The concept of Orientalism treats Muslims as static, essentialized entities. They are regarded as fanatical; they are all considered religious, – and when they’re religious that means they’re fundamentalists and fanatical. Through the perspective of Orientalism, Muslims are seen as anti-modern – which means that they are hostile to the present era and want to reconstruct a different time rather than live certain principles within this era – they are seen as ultra-traditional, xenophobic and anti-Western. Muslim women are seen as oppressed victims of Muslim men, and in need of being rescued by white people.

For example: it is common for people to assume that I am oppressed as a Muslim woman; if I am not, and if I am articulate and independent, they assume that I must be nominally Muslim and non-practicing; when they discover that I am a practicing Muslim, they are confused and want to know more about why on earth I choose to be a Muslim even though I am an assertive professional woman. Then when I tell them that being egalitarian and Muslim is not a strange thing, they put the burden of proof on me and want to know how I can prove this.

In my book, I discuss how Muslim American undergraduate women experience these same stereotypes. Muslim students are obliged to engage with Orientalist stereotypes and images in their identity formation.

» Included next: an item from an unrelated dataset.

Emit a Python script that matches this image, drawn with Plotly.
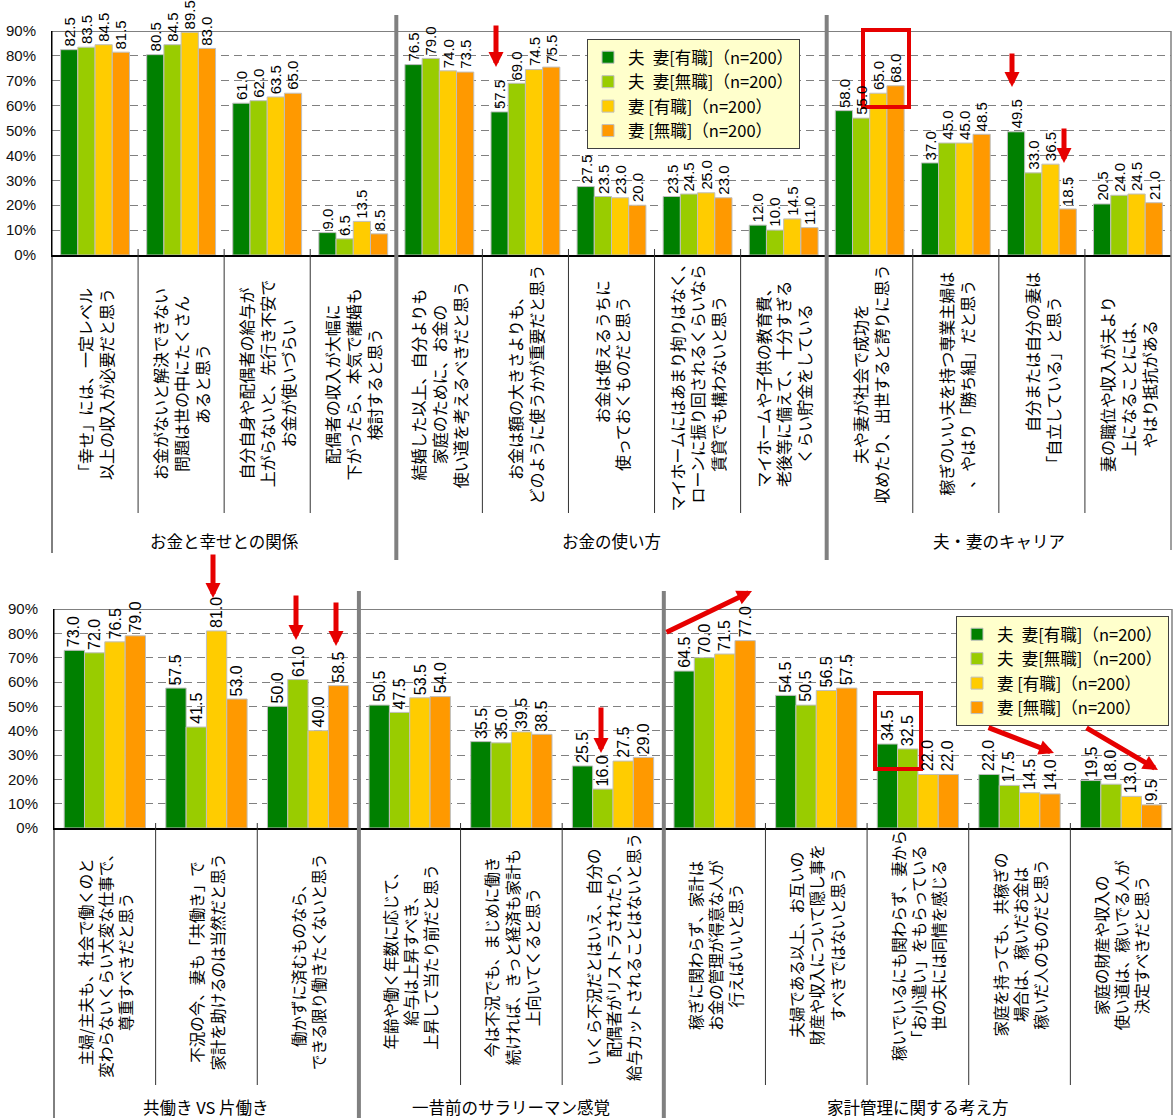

But there is another problem. Many Muslims internalize Orientalist assumptions, and become intensely defensive, using Orientalist stereotypes as identity markers. The internal argument goes: if the West has turned to feminism, we Muslims and we Eastern people are regarded as sexist and patriarchal, well, that is where we stand, and we will defend this identity. Therefore, some Muslim college students represent themselves using mainly religious identities in accordance with the Orientalist assumption that Muslims are all religious people, and religion is all that defines them.

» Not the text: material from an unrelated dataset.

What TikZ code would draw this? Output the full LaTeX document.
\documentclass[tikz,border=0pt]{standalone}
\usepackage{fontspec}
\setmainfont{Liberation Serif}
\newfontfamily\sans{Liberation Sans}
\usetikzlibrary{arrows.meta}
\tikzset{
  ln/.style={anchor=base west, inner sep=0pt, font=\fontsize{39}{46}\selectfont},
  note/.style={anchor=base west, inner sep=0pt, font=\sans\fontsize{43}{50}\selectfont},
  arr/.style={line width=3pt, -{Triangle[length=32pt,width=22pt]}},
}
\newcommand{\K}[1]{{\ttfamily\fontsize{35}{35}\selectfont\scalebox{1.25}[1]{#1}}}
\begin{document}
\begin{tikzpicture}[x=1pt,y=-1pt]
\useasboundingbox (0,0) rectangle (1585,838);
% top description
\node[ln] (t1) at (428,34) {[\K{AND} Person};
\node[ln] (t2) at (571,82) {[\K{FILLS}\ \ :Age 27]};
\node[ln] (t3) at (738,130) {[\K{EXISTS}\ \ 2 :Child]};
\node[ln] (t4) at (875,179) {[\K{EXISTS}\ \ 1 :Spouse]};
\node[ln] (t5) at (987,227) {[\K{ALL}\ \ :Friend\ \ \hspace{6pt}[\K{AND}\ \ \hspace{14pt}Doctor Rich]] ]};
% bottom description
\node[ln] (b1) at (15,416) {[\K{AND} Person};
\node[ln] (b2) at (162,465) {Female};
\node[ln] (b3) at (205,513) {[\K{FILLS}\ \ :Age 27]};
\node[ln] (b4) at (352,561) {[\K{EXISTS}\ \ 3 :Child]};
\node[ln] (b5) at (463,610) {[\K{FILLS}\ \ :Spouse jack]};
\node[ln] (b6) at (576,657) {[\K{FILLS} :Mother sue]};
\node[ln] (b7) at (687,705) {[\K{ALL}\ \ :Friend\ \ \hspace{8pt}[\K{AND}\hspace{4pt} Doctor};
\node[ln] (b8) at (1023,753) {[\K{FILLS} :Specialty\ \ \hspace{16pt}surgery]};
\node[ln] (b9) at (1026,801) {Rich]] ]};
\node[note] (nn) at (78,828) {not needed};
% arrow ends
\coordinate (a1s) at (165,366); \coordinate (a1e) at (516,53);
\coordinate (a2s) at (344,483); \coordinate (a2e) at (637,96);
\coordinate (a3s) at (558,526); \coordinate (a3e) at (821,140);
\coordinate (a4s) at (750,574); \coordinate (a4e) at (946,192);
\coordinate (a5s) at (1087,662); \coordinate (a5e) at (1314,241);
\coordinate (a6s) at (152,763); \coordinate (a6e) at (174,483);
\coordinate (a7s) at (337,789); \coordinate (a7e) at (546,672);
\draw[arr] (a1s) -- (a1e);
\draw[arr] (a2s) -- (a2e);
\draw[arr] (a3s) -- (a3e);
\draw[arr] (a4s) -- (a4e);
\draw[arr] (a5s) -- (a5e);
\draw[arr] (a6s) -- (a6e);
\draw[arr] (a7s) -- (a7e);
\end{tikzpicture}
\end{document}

In my book, I show how drinking culture is at the core of the college experience. Therefore, a student’s choice to not drink puts her at the margins of campus culture. Even in a ‘dry’ campus, drinking norms are so much more powerful than the official world of policies that alcohol pervades many campus spaces where it is not supposed to be.

In my research, not drinking was a powerful indicator of Muslim religiosity. But non-drinkers were excluded from a level of camaraderie in campus social life, so Muslim women often stuck to Muslim-only social networks. Some Muslim undergraduates drank to acquire full participation in college leisure life. The central importance of alcohol in college culture is a signal that shows up the limitations of campus diversity.

I also show how Muslim women’s modest clothing falls into the margins of college culture. Muslim women in general and hijab-wearing women in particular resisted the stereotypes associated with modest clothes and hijab (the oppressed, foreign, anti-feminist, shy, or terrorist Muslim woman). As for women who did not wear hijab, they had to respond to another set of questions. College peers were surprised when hijabis did “ordinary” things (e.g. playing basketball), or when non-hijabis, for example, declined alcohol. Hijabis became the uncomfortably visible representatives who were obligated to answer a range of questions about Islam, Muslims, and Middle Eastern politics. At the same time, though, a hijabi was also considered overly religious, so she was considered too biased to be reliable. Hijab made a woman’s religious identity hyper-visible and turned hijabis into often unwilling warriors for Muslim identity and causes. During such times when the U.S. political climate is especially Islamophobic, visibly Muslim students can be at risk.

In my research, I found that at mainstream universities, Whiteness and secular-Christianity are dominant, and that pluralism is limited. Dominant majority culture minoritizes, marginalizes, and stereotypes non-Christian and non-white religious and cultural communities. An Orientalist bias about Muslims is embedded in broader American culture, reinforced by a broad range of forces and groups, including popular culture and the media (e.g. Hollywood, news networks such as CNN and Fox News), political authorities (e.g. Donald Trump, Mike Pompeo, etc.), political and cultural pundits and commentators, and academics.

College students, as well as many faculty members, appear to have the same stereotypes and the same prejudices as the general culture. It is necessary for us to reexamine campus climate and campus culture. My ethnographic study of Muslim women students illustrates that we must be aware of demographic change on campuses and the nature of campus culture as experienced by Muslim students. Indeed, my study raises broader questions about how we think of campus communities and how our central social and leisure activities exclude large numbers of students. While drinking, for example, opens up spaces of camaraderie for drinkers, it also actively prevents the development of a more inclusive college culture, and prevents non-drinkers (such as Muslims) from building networks.

Dr. Shabana Mir is Associate Professor of Anthropology at American Islamic College, Chicago.